In the cloud your major concern is not losing data, but losing access to data, and you can counter that with making backups.
If privacy is a concern, use something like Cryptomator[1] to source encrypt data before uploading it. Cryptomator in particular integrates well with mobile phone operating systems, and has clients for all major operating systems (yes, Linux included).
Source encrypt your backups as well, and nobody can read your data besides you.
I know I will probably get pushback over this, but CalDAV sucks. People say that it's great and that it's easy; yet if that were true there would be way more self-hosted CalDAV solutions out there and they would be far more ergonomic than what's available. I was not impressed with Radicale. Because there's really only one calendar file I wanted to serve to myself, I tried implementing my own CalDAV server just for that purpose and pretty much gave up because of how unintuitive and complicated it was merely to make a single file available.
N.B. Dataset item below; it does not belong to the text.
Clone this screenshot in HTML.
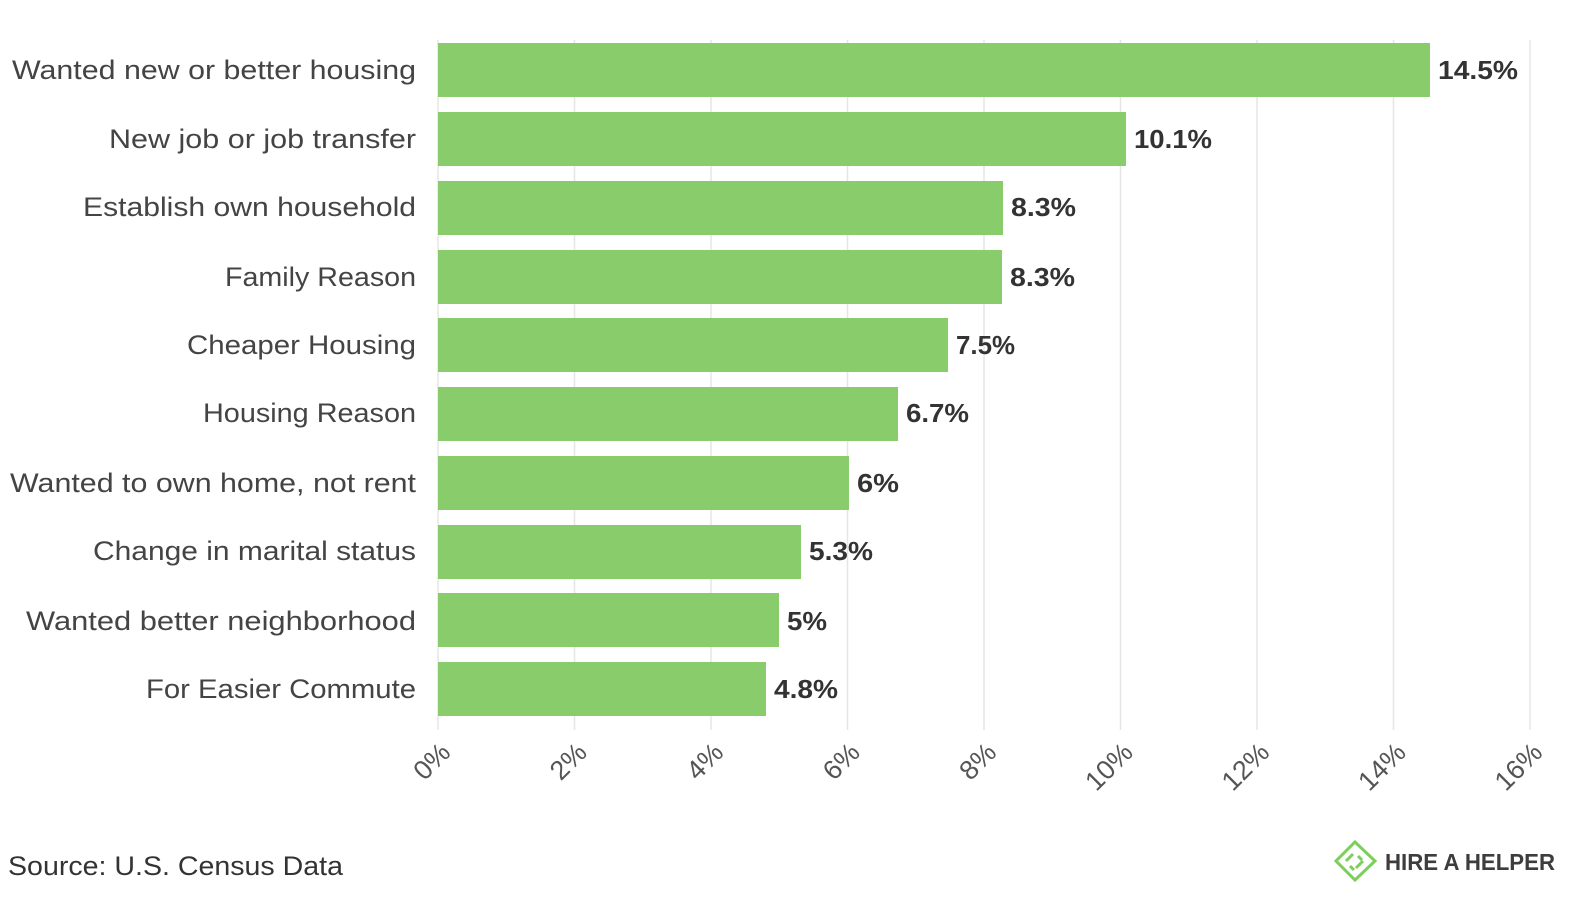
<!DOCTYPE html>
<html><head><meta charset="utf-8"><style>
html,body{margin:0;padding:0;background:#fff;}
svg{display:block;}
text{font-family:"Liberation Sans",sans-serif;}
</style></head><body>
<svg width="1569" height="906" viewBox="0 0 1569 906" xmlns="http://www.w3.org/2000/svg">
<g stroke="#e6e6e6" stroke-width="1.5">
<line x1="438" y1="40" x2="438" y2="730"/>
<line x1="574.5" y1="40" x2="574.5" y2="730"/>
<line x1="711" y1="40" x2="711" y2="730"/>
<line x1="847.5" y1="40" x2="847.5" y2="730"/>
<line x1="984" y1="40" x2="984" y2="730"/>
<line x1="1120.5" y1="40" x2="1120.5" y2="730"/>
<line x1="1257" y1="40" x2="1257" y2="730"/>
<line x1="1393.5" y1="40" x2="1393.5" y2="730"/>
<line x1="1530" y1="40" x2="1530" y2="730"/>
</g>
<g fill="#89cc6b">
<rect x="438" y="43" width="992" height="54"/>
<rect x="438" y="112" width="688" height="54"/>
<rect x="438" y="181" width="565" height="54"/>
<rect x="438" y="250" width="564" height="54"/>
<rect x="438" y="318" width="510" height="54"/>
<rect x="438" y="387" width="460" height="54"/>
<rect x="438" y="456" width="411" height="54"/>
<rect x="438" y="525" width="363" height="54"/>
<rect x="438" y="593" width="341" height="54"/>
<rect x="438" y="662" width="328" height="54"/>
</g>
<g fill="#444" font-size="27" text-anchor="end">
<text x="416" y="79" textLength="404" lengthAdjust="spacingAndGlyphs">Wanted new or better housing</text>
<text x="416" y="148" textLength="307" lengthAdjust="spacingAndGlyphs">New job or job transfer</text>
<text x="416" y="216" textLength="333" lengthAdjust="spacingAndGlyphs">Establish own household</text>
<text x="416" y="286" textLength="191" lengthAdjust="spacingAndGlyphs">Family Reason</text>
<text x="416" y="354" textLength="229" lengthAdjust="spacingAndGlyphs">Cheaper Housing</text>
<text x="416" y="422" textLength="213" lengthAdjust="spacingAndGlyphs">Housing Reason</text>
<text x="416" y="492" textLength="406" lengthAdjust="spacingAndGlyphs">Wanted to own home, not rent</text>
<text x="416" y="560" textLength="323" lengthAdjust="spacingAndGlyphs">Change in marital status</text>
<text x="416" y="630" textLength="390" lengthAdjust="spacingAndGlyphs">Wanted better neighborhood</text>
<text x="416" y="698" textLength="270" lengthAdjust="spacingAndGlyphs">For Easier Commute</text>
</g>
<g fill="#333" font-size="26" font-weight="bold">
<text x="1438" y="79" textLength="80" lengthAdjust="spacingAndGlyphs">14.5%</text>
<text x="1134" y="148" textLength="78" lengthAdjust="spacingAndGlyphs">10.1%</text>
<text x="1011" y="216" textLength="65" lengthAdjust="spacingAndGlyphs">8.3%</text>
<text x="1010" y="286" textLength="65" lengthAdjust="spacingAndGlyphs">8.3%</text>
<text x="956" y="354" textLength="59" lengthAdjust="spacingAndGlyphs">7.5%</text>
<text x="906" y="422" textLength="63" lengthAdjust="spacingAndGlyphs">6.7%</text>
<text x="857" y="492" textLength="42" lengthAdjust="spacingAndGlyphs">6%</text>
<text x="809" y="560" textLength="64" lengthAdjust="spacingAndGlyphs">5.3%</text>
<text x="787" y="630" textLength="40" lengthAdjust="spacingAndGlyphs">5%</text>
<text x="774" y="698" textLength="64" lengthAdjust="spacingAndGlyphs">4.8%</text>
</g>
<g fill="#555" font-size="27" text-anchor="end">
<text transform="translate(452,754) rotate(-45)">0%</text>
<text transform="translate(588.5,754) rotate(-45)">2%</text>
<text transform="translate(725,754) rotate(-45)">4%</text>
<text transform="translate(861.5,754) rotate(-45)">6%</text>
<text transform="translate(998,754) rotate(-45)">8%</text>
<text transform="translate(1134.5,754) rotate(-45)">10%</text>
<text transform="translate(1271,754) rotate(-45)">12%</text>
<text transform="translate(1407.5,754) rotate(-45)">14%</text>
<text transform="translate(1544,754) rotate(-45)">16%</text>
</g>
<text x="8" y="875" fill="#333" font-size="27" textLength="335" lengthAdjust="spacingAndGlyphs">Source: U.S. Census Data</text>
<g fill="none" stroke="#7ccf5a" stroke-width="3">
<polygon points="1355,842 1375,861 1355,880 1336,861"/>
<path d="M1346,861 l7,-7 M1356,868 l7,-7 M1350,866 l4,4 M1358,856 l4,4"/>
</g>
<text x="1385" y="870" fill="#3d3d3d" font-size="23" font-weight="bold" textLength="170" lengthAdjust="spacingAndGlyphs">HIRE A HELPER</text>
</svg>
</body></html>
I can see why it would be needed if sharing a calendar with other people with calendar apps that support CalDAV, but I think it's kind of a waste of time if hosting a calendar for one's self.
Instead, initially went with the approach of hosting my dynamically updating iCal file in an S3 bucket and using ICSx5 on Android to sync with it. No CalDAV needed – just HTTPS.
However, FOSS calendars for Android still suck, and for some reason I couldn't get ICSx5 to work within GrapheneOS, so I now use almost the same approach but with Proton Calendar which happens to support calendars from direct links to iCal files. It's not perfect, but it suits my needs enough.
I think the author's approach for using iCalendar format is a good one, though what I've discovered is the amount of support for various iCalendar features varies drastically between calendar software. Rather than dealing with that headache, I somewhat gave up and decided to shove most metadata into the description field rather than use the respective properties.
EDIT: My use case is software I wrote to grab data from various sites (Eventbrite, Meetup, pub trivia companies, public event calendars, etc.), filter for only social events I would be interested in, and combine them into a single calendar I can view in my normal calendar software.